Securities registered pursuant to Section 12(b) of the Act:
Title of each class Trading Symbols Name of each exchange on which registered
Common Stock, par value $0.01 per share ALL
New York Stock Exchange Chicago Stock Exchange
5.100% Fixed-to-Floating Rate Subordinated Debentures due 2053 ALL.PR.B New York Stock Exchange
Depositary Shares represent 1/1,000th of a share of 5.625% Noncumulative Preferred Stock, Series G ALL PR G New York Stock Exchange
Depositary Shares represent 1/1,000th of a share of 5.100% Noncumulative Preferred Stock, Series H ALL PR H New York Stock Exchange
Depositary Shares represent 1/1,000th of a share of 4.750% Noncumulative Preferred Stock, Series I ALL PR I New York Stock Exchange

Indicate by check mark whether the registrant is an emerging growth company as defined in Rule 405 of the Securities Act of 1933 (§230.405 of this chapter) or Rule 12b-2 of the Securities Exchange Act of 1934 (§240.12b-2 of this chapter).

Emerging growth company

If an emerging growth company, indicate by check mark if the registrant has elected not to use the extended transition period for complying with any new or revised financial accounting standards provided pursuant to Section 13(a) of the Exchange Act.

Section 8 – Other Events

Item 8.01. Other Events.

On August 20, 2021, the Registrant entered into an accelerated share repurchase agreement with JPMorgan Chase Bank, National Association (“JPMorgan Chase”) to purchase $750 million of its outstanding common stock.
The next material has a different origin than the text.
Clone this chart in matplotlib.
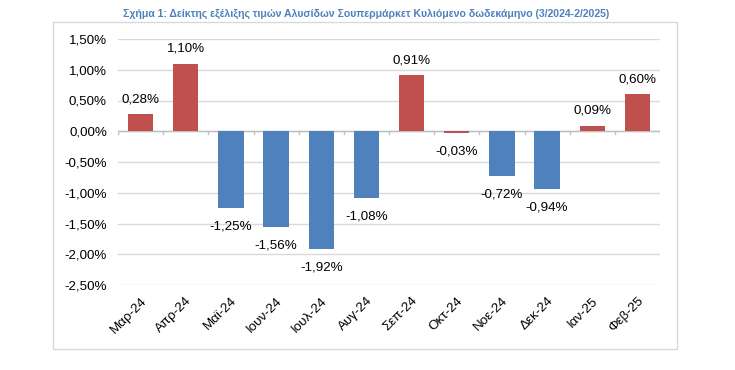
import matplotlib
matplotlib.use("Agg")
import matplotlib.pyplot as plt
from matplotlib.patches import Rectangle

months = ["Μαρ-24", "Απρ-24", "Μαϊ-24", "Ιουν-24", "Ιουλ-24", "Αυγ-24",
          "Σεπ-24", "Οκτ-24", "Νοε-24", "Δεκ-24", "Ιαν-25", "Φεβ-25"]
changes = [0.28, 1.10, -1.25, -1.56, -1.92, -1.08, 0.91, -0.03, -0.72, -0.94, 0.09, 0.60]
bar_colors = ["red", "red", "blue", "blue", "blue", "blue",
              "red", "red", "blue", "blue", "red", "red"]
ticks = [1.5, 1.0, 0.5, 0.0, -0.5, -1.0, -1.5, -2.0, -2.5]

RED = "#C0504D"
BLUE = "#4F81BD"
palette = {"red": RED, "blue": BLUE}

plt.rcParams["font.family"] = ["Liberation Sans", "DejaVu Sans"]


def pct(v):
    return f"{v:.2f}%".replace(".", ",")


fig = plt.figure(figsize=(7.35, 3.7), dpi=100)
W, H = 735, 370

# outer chart border
fig.patches.append(Rectangle((53 / W, 1 - 349 / H), (677 - 53) / W, (349 - 22) / H,
                             transform=fig.transFigure, fill=False,
                             edgecolor="#D9D9D9", linewidth=1.0))

fig.text(366 / W, 1 - 14 / H,
         "Σχήμα 1: Δείκτης εξέλιξης τιμών Αλυσίδων Σουπερμάρκετ Κυλιόμενο δωδεκάμηνο (3/2024-2/2025)",
         ha="center", va="center", fontsize=7.6, fontweight="bold", color="#4F81BD",
         family=["Liberation Sans Narrow", "Liberation Sans", "DejaVu Sans"])

ax = fig.add_axes([118 / W, 1 - 285 / H, (660 - 118) / W, (285 - 39) / H])
x = list(range(len(months)))
ax.bar(x, changes, width=0.56, color=[palette[c] for c in bar_colors], zorder=3)

ax.set_ylim(-2.5, 1.5)
ax.set_xlim(-0.5, len(months) - 0.5)
ax.set_yticks(ticks)
ax.set_yticklabels([pct(t) for t in ticks], fontsize=9.6)
ax.tick_params(axis="y", length=0, pad=8)
ax.grid(axis="y", color="#D9D9D9", linewidth=1.0, zorder=0)
for s in ax.spines.values():
    s.set_visible(False)

# zero axis with category boundary ticks
ax.axhline(0, color="#BFBFBF", linewidth=1.0, zorder=2)
for b in range(len(months) + 1):
    ax.plot([b - 0.5, b - 0.5], [0, -0.05], color="#BFBFBF", linewidth=1.0, zorder=2)

ax.set_xticks(x)
ax.set_xticklabels(months, rotation=45, ha="right", rotation_mode="anchor", fontsize=9.6)
ax.tick_params(axis="x", length=0, pad=7)

for xi, v in zip(x, changes):
    if v >= 0:
        ax.annotate(pct(v), (xi, v), xytext=(0, 6.5), textcoords="offset points",
                    ha="center", va="bottom", fontsize=9.6)
    else:
        ax.annotate(pct(v), (xi, v), xytext=(0, -9), textcoords="offset points",
                    ha="center", va="top", fontsize=9.6)

fig.savefig("out.png", dpi=100)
The majority of the shares to be repurchased under this agreement will be received by the Registrant at the agreement’s inception. It is expected that JPMorgan Chase will purchase the shares that it delivers under the agreement in the market no later than October 27, 2021. The final purchase price per share and number of shares to be delivered by JPMorgan Chase will be determined at the conclusion of the agreement and settlement will consist of the Registrant receiving shares based on the average of the daily volume weighted average prices of the Registrant’s common stock during the period of JPMorgan Chase’s purchases. If the Registrant is required to pay a settlement amount, the Registrant may settle in shares of its common stock or, under certain circumstances, may elect to settle in cash. All of the shares acquired by the Registrant under the agreement will be placed into its treasury. The agreement is part of the Registrant’s repurchase program totaling $5 billion that was announced on August 4, 2021.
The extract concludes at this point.